In the 80's attitudes began to change. The crack epidemic caused a surge in available black children whose drug addicted parents lost parental rights. They lingered in foster care. One white couple in Cincinnati was refused permission to adopt their black foster child. A black couple from New York adopted him and a short time later beat him to death. Incidents like that and the rising tide of waiting black children prompted Senator Howard Metzenbaum of Ohio to call for a change. He sponsored the Multi-Ethnic Placement Act, passed in 1994, that forbids using race as a factor in placement. One exception, is for native american children. Under the Indian Child Welfare Act of 1978, indian tribes get special jurisdiction of custody cases involving indian children.
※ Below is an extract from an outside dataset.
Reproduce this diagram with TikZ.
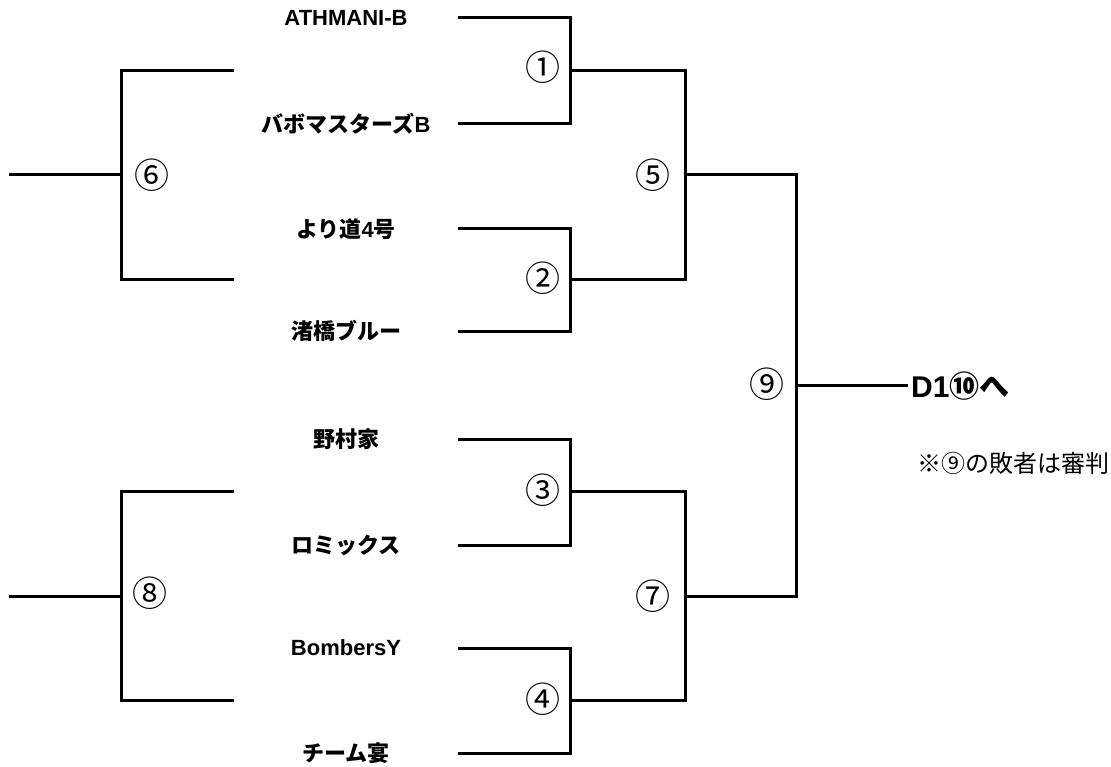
\documentclass[tikz,border=0pt]{standalone}
\usepackage{fontspec}
\setmainfont{Liberation Sans}
\newfontfamily\jp{Noto Sans CJK JP}
\begin{document}
\begin{tikzpicture}[x=1pt,y=-1pt,
  bracket/.style={line width=3pt,line join=miter},
  team/.style={font=\fontsize{22}{22}\selectfont\bfseries,inner sep=0pt,anchor=center},
  num/.style={font=\jp\fontsize{35}{35}\selectfont,inner sep=0pt,anchor=center},
  final/.style={font=\fontsize{30}{30}\selectfont\bfseries,inner sep=0pt,anchor=west},
  note/.style={font=\jp\fontsize{24}{24}\selectfont,inner sep=0pt,anchor=west}]
\useasboundingbox (0,0) rectangle (1111,767);
% team names
\node[team] (t1) at (346,18) {ATHMANI-B};
\node[team] (t2) at (346,124) {{\jp バボマスターズ}B};
\node[team] (t3) at (346,229) {{\jp より道}4{\jp 号}};
\node[team] (t4) at (346,331) {\jp 渚橋ブルー};
\node[team] (t5) at (346,439) {\jp 野村家};
\node[team] (t6) at (346,545) {\jp ロミックス};
\node[team] (t7) at (346,648) {BombersY};
\node[team] (t8) at (346,753) {\jp チーム宴};
% line starts
\coordinate (a1) at (458,18);
\coordinate (b1) at (458,124);
\coordinate (a2) at (458,229);
\coordinate (b2) at (458,331);
\coordinate (a3) at (458,439);
\coordinate (b3) at (458,545);
\coordinate (a4) at (458,648);
\coordinate (b4) at (458,753);
% match joints
\coordinate (m1) at (570,71);
\coordinate (m2) at (570,280);
\coordinate (m3) at (570,491);
\coordinate (m4) at (570,700);
\coordinate (m5) at (685,175);
\coordinate (m7) at (685,596);
\coordinate (m9) at (796,385);
\coordinate (m6) at (121,175);
\coordinate (m8) at (121,596);
\coordinate (e6a) at (234,71);
\coordinate (e6b) at (234,280);
\coordinate (e8a) at (234,491);
\coordinate (e8b) at (234,700);
\coordinate (s6) at (9,175);
\coordinate (s8) at (9,596);
\coordinate (f) at (908,385);
% labels
\node[num] (n1) at (543,67) {①};
\node[num] (n2) at (543,278) {②};
\node[num] (n3) at (543,490) {③};
\node[num] (n4) at (543,699) {④};
\node[num] (n5) at (653,175) {⑤};
\node[num] (n6) at (152,175) {⑥};
\node[num] (n7) at (653,596) {⑦};
\node[num] (n8) at (150,593) {⑧};
\node[num] (n9) at (767,384) {⑨};
\node[final] (d1) at (911,386) {D1{\jp ⑩へ}};
\node[note] (nt) at (917,463) {\jp ※⑨の敗者は審判};
% brackets
\draw[bracket] (a1) -| (m1) |- (b1);
\draw[bracket] (a2) -| (m2) |- (b2);
\draw[bracket] (a3) -| (m3) |- (b3);
\draw[bracket] (a4) -| (m4) |- (b4);
\draw[bracket] (m1) -| (m5) |- (m2);
\draw[bracket] (m3) -| (m7) |- (m4);
\draw[bracket] (m5) -| (m9) |- (m7);
\draw[bracket] (m9) -- (f);
\draw[bracket] (e6a) -| (m6) |- (e6b);
\draw[bracket] (s6) -- (m6);
\draw[bracket] (e8a) -| (m8) |- (e8b);
\draw[bracket] (s8) -- (m8);
\end{tikzpicture}
\end{document}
The law governing other race children has changed but many social workers have not. In 1999 five white couples sued Hamilton County, saying social workers there were illegally preventing them from adopting non-white children. This May, the county reached an out of court settlement with the couples.

Kathleen Bointon of Maple Heights, a white woman, adopted a black girl and she did hear complaints...

Bointon: I was in a workshop one time with a social worker and she said she would rather see a child in an orphanage or in residential care than to be adopted by a white family. So I asked, "Ok, have you adopted?" She said no. And I asked again, "Why not?" Then I asked her why they're [the children] being put in my home.

Former social worker, Darren, an African American and now an adoptive father himself, points out that in the old days black women raised white children who called them "nanny" or "momma..."

Darren: I also know a foster kid that was raised by an Amish family. And she was black. Now, how many black Amish kids do you know? None. But that little girl was very smart and she was well adjusted and ended up going to college. If she was in a situation where she was in a group home, would she have went to college? Nobody knows, but the answer probably is, no she probably wouldn't.